Après avoir tenté de faire verser des larmes sur la Croisette, the Immigrant, le mélo de James Gray est maintenant au cinéma. Classique mais beau et aux personnages passionnants.
Après la sombre love story de Two Lovers, James Gray retrouve encore Joaquin Phoenix (pour la 4e fois en 5 films) pour un mélodrame crépusculaire mené par Marion Cotillard. L’histoire est simple, Ewa une immigrante polonaise va faire la mauvaise rencontre en arrivant sur le sol américain, celle qui lui fera perdre ses illusions sur la terre d’espoir qui lui avait été promis. Mais à travers ce récit, c’est encore tout le cinéma de James Gray qui s’offre au spectateur, sous un nouvel angle, plus féminin, plus sensible mais toujours aussi noir.
En effet, avec the Immigrant, le réalisateur qui nous avait offert la Nuit nous appartient, réalise un vrai mélodrame à l’ancienne dans lequel son héroïne va s’attirer toutes les peines du mondes. Toujours à la limite de ce qui pourrait rendre son film ridiculement larmoyant, il réussit heureusement à nous embarquer dans une histoire sombre grâce à une mise en scène sobre et posée avec de superbes images mais aussi et surtout grâce à deux personnages passionnants.
Car en changeant de genre, James Gray n’oublie pas ce qui fait son cinéma : la cellule familiale, la mafia et surtout des personnages complexes et tragiques, liés par le destin. Ainsi, l’immigrée qui débarque va développer une relation d’amour et de haine avec le personnage de Bruno Weiss qui en fait une prostituée. Et celui-ci, bien qu’amoureux d’elle, ne peut s’empêcher de lui faire du mal, de la trainer dans la boue, profitant de son innocence.
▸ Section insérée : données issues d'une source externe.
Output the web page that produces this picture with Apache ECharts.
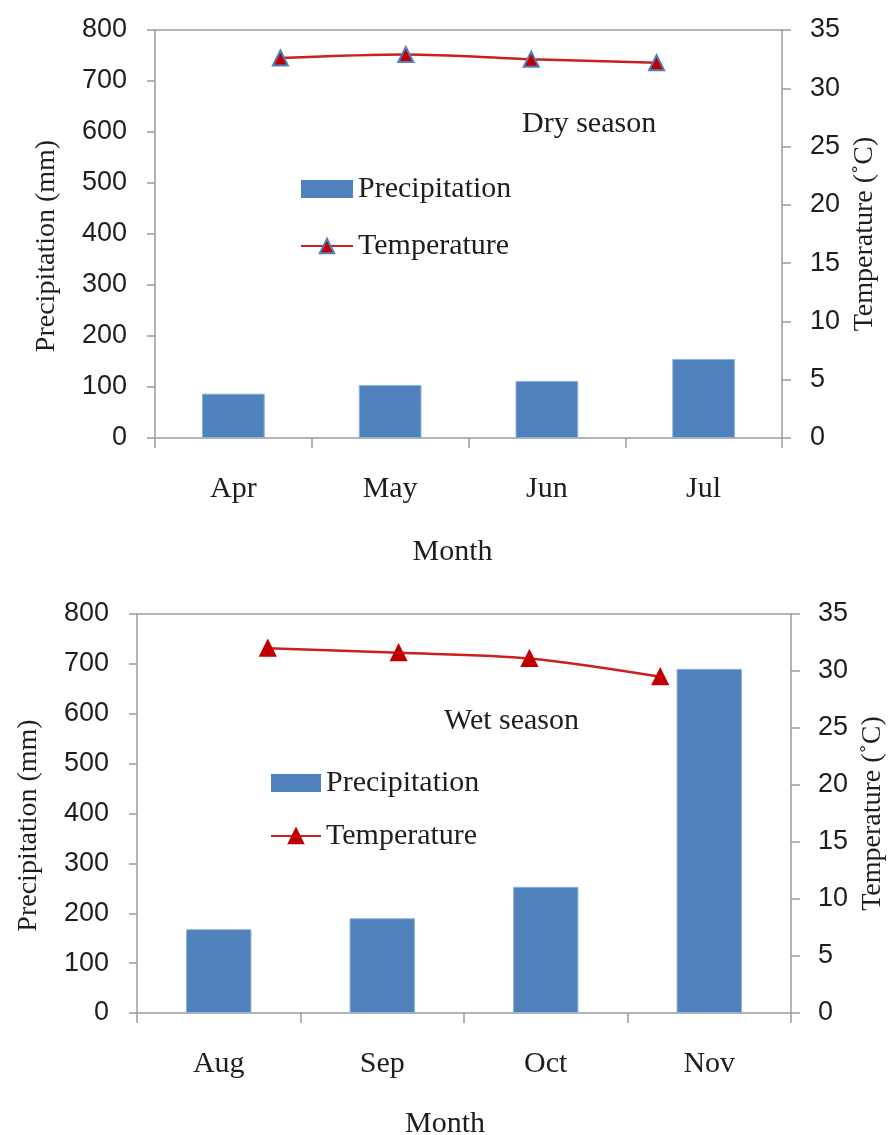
<!DOCTYPE html>
<html>
<head>
<meta charset="utf-8">
<script src="https://cdn.jsdelivr.net/npm/echarts@6/dist/echarts.min.js"></script>
<style>
html,body{margin:0;padding:0;background:#fff;overflow:hidden;}
#chart{width:890px;height:1135px;}
</style>
</head>
<body>
<div id="chart"></div>
<script>
// ---- data ----
const dryMonths = ['Apr', 'May', 'Jun', 'Jul'];
const dryPrecip = [87, 104, 112, 155];
const dryTemp = [32.6, 32.9, 32.5, 32.2];

const wetMonths = ['Aug', 'Sep', 'Oct', 'Nov'];
const wetPrecip = [168, 190, 253, 690];
const wetTemp = [32.0, 31.6, 31.1, 29.5];

const precipTicks = { min: 0, max: 800, interval: 100 };
const tempTicks = { min: 0, max: 35, interval: 5 };

// ---- styles ----
const AXIS = '#9a9a9a';
const TXT = '#1e1e1e';
const SERIF = '"Liberation Serif", "Times New Roman", serif';
const SANS = '"Liberation Sans", Arial, sans-serif';
const BAR = '#4F81BD';
const LINE = '#CC1F1F';
const MARK = '#C00000';

function pad(arr) { return [null].concat(arr, [null]); }
function padCat(arr) { return [''].concat(arr, ['']); }

function catAxis(grid, months, gap, shift) {
  return {
    type: 'category', gridIndex: grid, data: months, position: 'bottom',
    axisLine: { onZero: false, lineStyle: { color: AXIS, width: 1.5 } },
    axisTick: { show: true, length: 10, interval: 0, lineStyle: { color: AXIS, width: 1.5 } },
    axisLabel: { margin: 36, color: TXT, fontFamily: SERIF, fontSize: 30 },
    name: 'Month', nameLocation: 'middle', nameGap: gap,
    nameTextStyle: { color: TXT, fontFamily: SERIF, fontSize: 30, padding: [0, shift, 0, 0] }
  };
}
function topAxis(grid, months) {
  return {
    type: 'category', gridIndex: grid, data: padCat(months), position: 'top',
    boundaryGap: false,
    axisLine: { show: true, onZero: false, lineStyle: { color: AXIS, width: 1.5 } },
    axisTick: { show: false }, axisLabel: { show: false }
  };
}
function leftAxis(grid) {
  return {
    type: 'value', gridIndex: grid, position: 'left',
    min: precipTicks.min, max: precipTicks.max, interval: precipTicks.interval,
    axisLine: { show: true, onZero: false, lineStyle: { color: AXIS, width: 1.5 } },
    axisTick: { show: true, length: 8, lineStyle: { color: AXIS, width: 1.5 } },
    splitLine: { show: false },
    axisLabel: { margin: 28, color: TXT, fontFamily: SANS, fontSize: 27 },
    name: 'Precipitation (mm)', nameLocation: 'middle', nameRotate: 90, nameGap: 94,
    nameTextStyle: { color: TXT, fontFamily: SERIF, fontSize: 28, padding: [0, 24, 0, 0] }
  };
}
function rightAxis(grid, margin) {
  return {
    type: 'value', gridIndex: grid, position: 'right',
    min: tempTicks.min, max: tempTicks.max, interval: tempTicks.interval,
    axisLine: { show: true, onZero: false, lineStyle: { color: AXIS, width: 1.5 } },
    axisTick: { show: true, length: 9, lineStyle: { color: AXIS, width: 1.5 } },
    splitLine: { show: false },
    axisLabel: { margin: margin, color: TXT, fontFamily: SANS, fontSize: 27 },
    name: 'Temperature (˚C)', nameLocation: 'middle', nameRotate: 90, nameGap: 68,
    nameTextStyle: { color: TXT, fontFamily: SERIF, fontSize: 28 }
  };
}
function legendFor(left, top, width, gap, markerBorder) {
  return {
    orient: 'vertical', left: left, top: top, itemWidth: width, itemHeight: 18, itemGap: gap,
    textStyle: { color: TXT, fontFamily: SERIF, fontSize: 30 },
    selectedMode: false,
    data: [
      { name: 'Precipitation', icon: 'rect', itemStyle: { color: BAR, borderWidth: 0 } },
      { name: 'Temperature', itemStyle: { color: MARK, borderColor: markerBorder, borderWidth: 2 },
        lineStyle: { color: LINE, width: 2 } }
    ]
  };
}
function barSeries(x, y, data) {
  return {
    name: 'Precipitation', type: 'bar', xAxisIndex: x, yAxisIndex: y, data: data,
    barCategoryGap: '60%',
    itemStyle: { color: BAR, borderColor: '#8FB0D8', borderWidth: 1 }
  };
}
function lineSeries(x, y, data, border) {
  return {
    name: 'Temperature', type: 'line', xAxisIndex: x, yAxisIndex: y, data: pad(data),
    smooth: 0.3, symbol: 'triangle', symbolSize: 15,
    lineStyle: { color: LINE, width: 2.5 },
    itemStyle: { color: MARK, borderColor: border, borderWidth: 2 }
  };
}

const chart = echarts.init(document.getElementById('chart'), null, { renderer: 'canvas' });
chart.setOption({
  backgroundColor: '#fff',
  animation: false,
  title: [
    { text: 'Dry season', left: 517, top: 104, textStyle: { color: TXT, fontFamily: SERIF, fontSize: 30, fontWeight: 'normal' } },
    { text: 'Wet season', left: 439, top: 701, textStyle: { color: TXT, fontFamily: SERIF, fontSize: 30, fontWeight: 'normal' } }
  ],
  legend: [
    legendFor(295, 169, 52, 27, BAR),
    legendFor(265, 763, 50, 23, MARK)
  ],
  grid: [
    { left: 155, width: 627, top: 30, height: 408, containLabel: false, outerBoundsMode: 'none' },
    { left: 137, width: 654, top: 614, height: 399, containLabel: false, outerBoundsMode: 'none' }
  ],
  xAxis: [
    catAxis(0, dryMonths, 99, 32), topAxis(0, dryMonths),
    catAxis(1, wetMonths, 96, 38), topAxis(1, wetMonths)
  ],
  yAxis: [
    leftAxis(0), rightAxis(0, 28), leftAxis(1), rightAxis(1, 27)
  ],
  series: [
    barSeries(0, 0, dryPrecip),
    lineSeries(1, 1, dryTemp, BAR),
    barSeries(2, 2, wetPrecip),
    lineSeries(3, 3, wetTemp, MARK)
  ]
});
</script>
</body>
</html>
Véritable personnage pathétique de tragédie grecque, ses accès de folie ne font que l’enfoncer toujours plus dans la solitude et le désespoir, véritable miroir inversé du parcours d’Ewa qui, elle, va devoir se forger un caractère pour affronter cet homme.
Dans ces deux rôles écrits avec intensité par Gray, Joaquin Phoenix et Marion Cotillard se montrent excellents. Le premier dans une véritable démonstration théâtrale, jamais meilleur que dans les personnages pathétiquement mauvais dégageant une certaine pitié, la seconde toute en retenue, comme si c’était presque son histoire de petite actrice française débarquant à Hollywood et devant faire face aux producteurs des gros studios. Il aura vraiment fallu attendre que James Gray la dirige pour la voir enfin jouer avec une vraie justesse, loin des outrances de ce qui lui avait valu un oscar.
Et au delà, de ces deux personnage émergeant dans ce qui ressemble à une cellule familiale éclatée par les difficile conditions de vie dans le New-York des années 20, James Gray parle aussi de l’illusion qu’est le rêve américain. Certes, ce n’est pas une réflexion d’envergure puisque le film reste tout de même dans la sphère intime, mais il profite de cette belle reconstitution pour nous montrer les travers de l’Amérique avec la mafia et la prostitution comme terre d’accueil pour les plus faibles. Ce n’est d’ailleurs pas un hasard si le personnage joué par Jeremy Renner est un illusionniste qui doit affronter la folie de Bruno Weiss.
Écrit avec plus de finesse que l’on ne pourrait penser, The Immigrant, dans ses tons sépias, revêt des atours de leçon d’histoire secrète autant que de grande tragédie à l’ancienne où les personnages complexes et passionnants priment sur le reste. Il en résulte alors un mélodrame, dur, parfois froid, discrètement puissant, qui se révèle pleinement quand on y prête bien attention.